** Written exercise **
Transcribe all of the data exactly. Omit the pictures.
** Start Data shown **
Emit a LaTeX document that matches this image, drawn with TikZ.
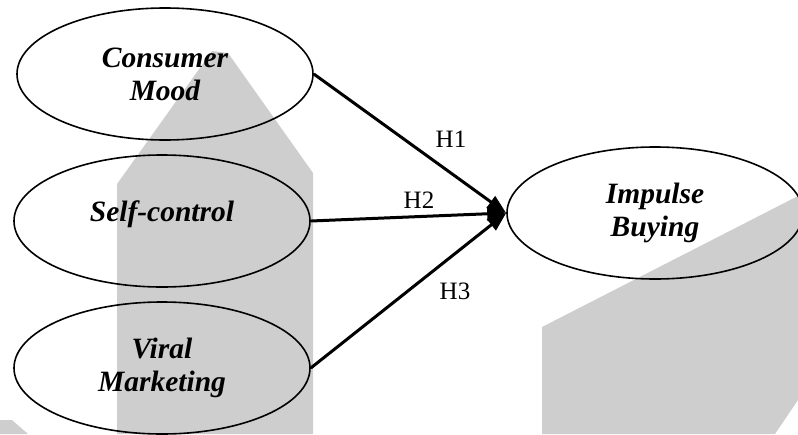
\documentclass[tikz,border=0pt]{standalone}
\usepackage{fontspec}
\setmainfont{Liberation Serif}
\usetikzlibrary{shapes.geometric,arrows.meta}
\definecolor{wmgray}{RGB}{206,206,206}
\tikzset{
  construct/.style={draw, ellipse, line width=1.6pt,
    minimum width=296pt, minimum height=132pt, align=center,
    font=\fontsize{29.5}{33}\selectfont\bfseries\itshape},
  hypo/.style={-{Triangle[length=19pt,width=14pt]}, line width=3pt},
  hlabel/.style={font=\fontsize{25}{30}\selectfont}
}
\begin{document}
\begin{tikzpicture}[x=1pt,y=-1pt]
  \clip (0,0) rectangle (798,434);
  % watermark in the background
  \fill[wmgray] (117,434) -- (117,184) -- (212,51) -- (228,53) -- (313,173) -- (313,434) -- cycle;
  \fill[wmgray] (542,434) -- (542,327) -- (798,196) -- (798,400) -- (775,434) -- cycle;
  \fill[wmgray] (0,420) -- (12,420) -- (28,434) -- (0,434) -- cycle;
  \draw
    (165,74) node[construct] (cm) {Consumer\\Mood}
    (162,221) node[construct, text depth=20pt] (sc) {Self-control}
    (162,368) node[construct] (vm) {Viral\\Marketing}
    (655,213) node[construct] (ib) {Impulse\\Buying};
  \node[hlabel] (h1) at (451,139) {H1};
  \node[hlabel] (h2) at (419,200) {H2};
  \node[hlabel] (h3) at (455,291) {H3};
  \begin{scope}[hypo]
    \draw (cm.east) to (ib.west);
    \draw (sc.east) to (ib.west);
    \draw (vm.east) to (ib.west);
  \end{scope}
\end{tikzpicture}
\end{document}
** End Data shown **
** Solution for this task **
Emit a LaTeX document that matches this image, drawn with TikZ.
\documentclass[tikz,border=0pt]{standalone}
\usepackage{fontspec}
\setmainfont{Liberation Serif}
\usetikzlibrary{shapes.geometric,arrows.meta}
\definecolor{wmgray}{RGB}{206,206,206}
\tikzset{
  construct/.style={draw, ellipse, line width=1.6pt,
    minimum width=296pt, minimum height=132pt, align=center,
    font=\fontsize{29.5}{33}\selectfont\bfseries\itshape},
  hypo/.style={-{Triangle[length=19pt,width=14pt]}, line width=3pt},
  hlabel/.style={font=\fontsize{25}{30}\selectfont}
}
\begin{document}
\begin{tikzpicture}[x=1pt,y=-1pt]
  \clip (0,0) rectangle (798,434);
  % watermark in the background
  \fill[wmgray] (117,434) -- (117,184) -- (212,51) -- (228,53) -- (313,173) -- (313,434) -- cycle;
  \fill[wmgray] (542,434) -- (542,327) -- (798,196) -- (798,400) -- (775,434) -- cycle;
  \fill[wmgray] (0,420) -- (12,420) -- (28,434) -- (0,434) -- cycle;
  \draw
    (165,74) node[construct] (cm) {Consumer\\Mood}
    (162,221) node[construct, text depth=20pt] (sc) {Self-control}
    (162,368) node[construct] (vm) {Viral\\Marketing}
    (655,213) node[construct] (ib) {Impulse\\Buying};
  \node[hlabel] (h1) at (451,139) {H1};
  \node[hlabel] (h2) at (419,200) {H2};
  \node[hlabel] (h3) at (455,291) {H3};
  \begin{scope}[hypo]
    \draw (cm.east) to (ib.west);
    \draw (sc.east) to (ib.west);
    \draw (vm.east) to (ib.west);
  \end{scope}
\end{tikzpicture}
\end{document}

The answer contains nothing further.